How you manage your trade will significantly impact your success as a trader and your profitability. Trades are not as simple as getting a hot tip and then buying. The entry, the exit, the discipline, and the risk management have to all converge for success in trading. Mismanaging a step in your trading process will cost you money.
Here are the ten elements of trade management:
- You must have an entry signal that gives you a quantified reason to go long or short. Your entry should put the odds of a winning trade in your favor. A breakout, a moving average, and technical indicators can achieve this.
- Your position size must be an amount that removes the risk of ruining your account if you are wrong. You should trade a size that keeps your emotions from becoming an issue and keeps your ego out of the decision-making process.
- You must have a stop loss level at which, if the price goes, the odds are you were wrong about the entry and need to exit. A stop loss keeps your losses small and prevents you from staying on the wrong side of a trend.

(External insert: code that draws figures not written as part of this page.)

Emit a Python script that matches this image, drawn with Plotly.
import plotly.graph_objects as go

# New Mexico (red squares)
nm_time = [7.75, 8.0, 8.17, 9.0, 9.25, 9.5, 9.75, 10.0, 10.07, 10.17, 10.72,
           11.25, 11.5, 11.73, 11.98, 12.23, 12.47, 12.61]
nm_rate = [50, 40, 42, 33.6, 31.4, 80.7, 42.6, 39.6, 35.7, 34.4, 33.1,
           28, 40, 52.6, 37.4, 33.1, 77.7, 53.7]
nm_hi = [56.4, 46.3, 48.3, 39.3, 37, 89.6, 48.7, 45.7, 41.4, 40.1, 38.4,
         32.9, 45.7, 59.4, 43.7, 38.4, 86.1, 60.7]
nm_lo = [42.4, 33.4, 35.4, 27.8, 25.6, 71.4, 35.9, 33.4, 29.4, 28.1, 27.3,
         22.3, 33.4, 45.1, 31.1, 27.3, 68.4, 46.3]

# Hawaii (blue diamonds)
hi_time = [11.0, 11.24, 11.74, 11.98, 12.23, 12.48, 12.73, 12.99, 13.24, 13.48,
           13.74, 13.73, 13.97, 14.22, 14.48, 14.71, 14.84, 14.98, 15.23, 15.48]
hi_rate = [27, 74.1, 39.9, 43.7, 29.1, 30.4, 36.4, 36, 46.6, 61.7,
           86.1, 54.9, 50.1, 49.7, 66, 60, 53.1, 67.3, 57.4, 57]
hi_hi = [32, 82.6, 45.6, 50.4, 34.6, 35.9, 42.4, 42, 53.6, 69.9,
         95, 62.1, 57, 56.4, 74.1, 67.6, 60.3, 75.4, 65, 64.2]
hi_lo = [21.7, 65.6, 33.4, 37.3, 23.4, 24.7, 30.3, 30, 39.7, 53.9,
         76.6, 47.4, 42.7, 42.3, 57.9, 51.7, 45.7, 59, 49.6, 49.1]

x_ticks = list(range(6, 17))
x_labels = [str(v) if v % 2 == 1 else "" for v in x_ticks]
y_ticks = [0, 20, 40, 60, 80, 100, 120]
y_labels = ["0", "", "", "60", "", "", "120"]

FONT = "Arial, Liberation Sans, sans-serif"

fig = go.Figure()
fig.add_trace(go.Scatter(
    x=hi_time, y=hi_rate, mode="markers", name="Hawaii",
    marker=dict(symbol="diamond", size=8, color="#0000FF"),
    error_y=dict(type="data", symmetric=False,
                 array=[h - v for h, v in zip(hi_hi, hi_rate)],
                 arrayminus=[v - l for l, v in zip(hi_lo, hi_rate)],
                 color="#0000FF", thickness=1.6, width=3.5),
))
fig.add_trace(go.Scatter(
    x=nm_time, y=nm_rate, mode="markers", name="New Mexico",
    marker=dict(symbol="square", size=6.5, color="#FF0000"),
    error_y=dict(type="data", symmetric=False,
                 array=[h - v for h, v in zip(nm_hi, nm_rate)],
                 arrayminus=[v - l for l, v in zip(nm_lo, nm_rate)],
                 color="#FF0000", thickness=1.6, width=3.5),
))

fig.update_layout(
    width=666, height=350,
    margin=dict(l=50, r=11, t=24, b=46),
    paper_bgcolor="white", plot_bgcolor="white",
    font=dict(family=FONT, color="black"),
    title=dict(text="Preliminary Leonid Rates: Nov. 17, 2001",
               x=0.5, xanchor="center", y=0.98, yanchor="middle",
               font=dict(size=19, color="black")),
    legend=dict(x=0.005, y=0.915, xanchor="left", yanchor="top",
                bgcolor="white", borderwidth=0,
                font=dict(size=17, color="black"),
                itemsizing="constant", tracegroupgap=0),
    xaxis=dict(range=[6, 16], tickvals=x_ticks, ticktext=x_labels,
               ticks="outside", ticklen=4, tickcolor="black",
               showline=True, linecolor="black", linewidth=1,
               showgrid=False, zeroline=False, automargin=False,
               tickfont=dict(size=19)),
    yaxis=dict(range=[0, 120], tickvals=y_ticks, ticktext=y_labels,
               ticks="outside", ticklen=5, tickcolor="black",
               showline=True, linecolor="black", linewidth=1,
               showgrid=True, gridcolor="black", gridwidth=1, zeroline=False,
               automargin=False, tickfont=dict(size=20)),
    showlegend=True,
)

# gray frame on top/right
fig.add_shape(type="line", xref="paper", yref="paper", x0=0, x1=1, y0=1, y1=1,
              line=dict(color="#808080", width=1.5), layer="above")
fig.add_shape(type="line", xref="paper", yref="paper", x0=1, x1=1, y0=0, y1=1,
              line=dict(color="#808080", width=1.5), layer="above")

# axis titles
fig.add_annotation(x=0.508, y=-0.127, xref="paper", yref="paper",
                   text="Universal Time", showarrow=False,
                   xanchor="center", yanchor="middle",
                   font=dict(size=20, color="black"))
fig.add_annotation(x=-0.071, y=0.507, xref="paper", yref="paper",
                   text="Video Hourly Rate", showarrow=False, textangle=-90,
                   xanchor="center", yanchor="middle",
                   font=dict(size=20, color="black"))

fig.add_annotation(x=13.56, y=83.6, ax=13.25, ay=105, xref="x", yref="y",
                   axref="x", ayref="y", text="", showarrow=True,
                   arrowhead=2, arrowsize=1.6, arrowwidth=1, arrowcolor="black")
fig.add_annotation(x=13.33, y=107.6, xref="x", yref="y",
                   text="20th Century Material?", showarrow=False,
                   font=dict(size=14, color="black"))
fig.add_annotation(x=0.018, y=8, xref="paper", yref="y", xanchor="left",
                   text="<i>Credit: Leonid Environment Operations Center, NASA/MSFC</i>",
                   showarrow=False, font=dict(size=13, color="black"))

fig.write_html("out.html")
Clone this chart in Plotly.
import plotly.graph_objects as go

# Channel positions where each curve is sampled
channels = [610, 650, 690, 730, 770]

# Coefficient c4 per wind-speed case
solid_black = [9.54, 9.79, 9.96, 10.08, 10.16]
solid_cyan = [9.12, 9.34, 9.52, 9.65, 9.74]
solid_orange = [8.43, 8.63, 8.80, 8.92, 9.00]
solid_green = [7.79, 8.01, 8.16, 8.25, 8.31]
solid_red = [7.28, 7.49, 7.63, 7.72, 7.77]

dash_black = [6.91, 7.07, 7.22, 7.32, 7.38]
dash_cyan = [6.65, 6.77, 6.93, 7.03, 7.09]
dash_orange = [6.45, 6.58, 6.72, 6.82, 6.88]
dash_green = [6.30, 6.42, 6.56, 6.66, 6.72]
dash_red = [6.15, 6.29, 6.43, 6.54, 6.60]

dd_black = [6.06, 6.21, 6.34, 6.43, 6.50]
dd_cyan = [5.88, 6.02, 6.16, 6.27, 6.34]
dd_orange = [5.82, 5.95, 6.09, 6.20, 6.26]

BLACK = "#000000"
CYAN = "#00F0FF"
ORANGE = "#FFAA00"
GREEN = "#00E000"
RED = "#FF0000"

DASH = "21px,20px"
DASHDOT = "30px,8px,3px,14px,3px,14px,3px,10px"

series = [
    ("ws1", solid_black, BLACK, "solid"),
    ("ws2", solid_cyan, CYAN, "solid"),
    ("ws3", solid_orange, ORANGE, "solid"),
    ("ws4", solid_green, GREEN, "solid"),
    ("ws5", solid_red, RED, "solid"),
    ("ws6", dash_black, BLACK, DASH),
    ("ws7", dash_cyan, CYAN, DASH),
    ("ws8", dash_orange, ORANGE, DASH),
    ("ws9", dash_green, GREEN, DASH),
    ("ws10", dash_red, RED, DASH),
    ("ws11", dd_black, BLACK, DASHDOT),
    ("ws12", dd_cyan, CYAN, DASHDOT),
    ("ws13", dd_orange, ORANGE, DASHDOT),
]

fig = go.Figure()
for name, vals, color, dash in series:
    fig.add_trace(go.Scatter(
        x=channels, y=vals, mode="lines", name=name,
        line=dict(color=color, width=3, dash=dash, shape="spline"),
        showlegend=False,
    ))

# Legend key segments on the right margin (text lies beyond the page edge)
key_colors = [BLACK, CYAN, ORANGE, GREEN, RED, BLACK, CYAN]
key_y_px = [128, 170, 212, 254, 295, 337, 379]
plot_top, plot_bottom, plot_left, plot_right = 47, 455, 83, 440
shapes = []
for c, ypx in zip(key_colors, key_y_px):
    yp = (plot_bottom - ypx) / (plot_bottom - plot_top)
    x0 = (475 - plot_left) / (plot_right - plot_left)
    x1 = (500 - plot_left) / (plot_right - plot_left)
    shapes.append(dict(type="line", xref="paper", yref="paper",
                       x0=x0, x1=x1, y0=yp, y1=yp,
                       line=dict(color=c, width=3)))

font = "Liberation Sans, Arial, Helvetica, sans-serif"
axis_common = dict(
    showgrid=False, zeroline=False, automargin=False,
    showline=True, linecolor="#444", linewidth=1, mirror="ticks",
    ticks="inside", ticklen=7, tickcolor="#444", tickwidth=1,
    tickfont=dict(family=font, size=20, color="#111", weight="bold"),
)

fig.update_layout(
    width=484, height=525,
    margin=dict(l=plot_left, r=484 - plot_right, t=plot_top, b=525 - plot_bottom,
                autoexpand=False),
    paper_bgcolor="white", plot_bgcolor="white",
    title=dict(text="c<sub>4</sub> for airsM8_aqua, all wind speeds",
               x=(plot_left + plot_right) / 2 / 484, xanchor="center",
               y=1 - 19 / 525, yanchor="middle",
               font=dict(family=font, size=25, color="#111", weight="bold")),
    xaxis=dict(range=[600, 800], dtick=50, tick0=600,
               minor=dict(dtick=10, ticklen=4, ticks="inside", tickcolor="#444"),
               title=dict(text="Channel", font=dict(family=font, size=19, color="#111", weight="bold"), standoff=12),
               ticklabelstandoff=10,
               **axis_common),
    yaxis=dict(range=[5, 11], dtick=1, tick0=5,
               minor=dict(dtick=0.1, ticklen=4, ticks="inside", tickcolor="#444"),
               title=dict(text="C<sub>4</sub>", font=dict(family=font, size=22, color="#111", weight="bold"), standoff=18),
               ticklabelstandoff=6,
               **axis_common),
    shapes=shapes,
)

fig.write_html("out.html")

- You need an exit strategy to lock in profits. A stop loss will get you out early when a trend starts to reverse, and a profit target will give you a price level at which you are happy to take profits.
- Your trade should have a risk/reward ratio of 1:3. For example, your stop loss may cost you 1% of your trading capital, but your profit target could give you a 3% gain on your account.
- Will you add to your winning trade? Will you enter at another price level if your initial entry goes in your favor?
- Will you take profits on the way up and exit in stages?
- Will volume affect your trading plan?
- Will you have a time stop to exit if the trade goes nowhere for an extended period of time?
- If you catch a trend, will you have a process that maximizes your winning trades?
How you manage your trade will determine your success as much as your original trade idea.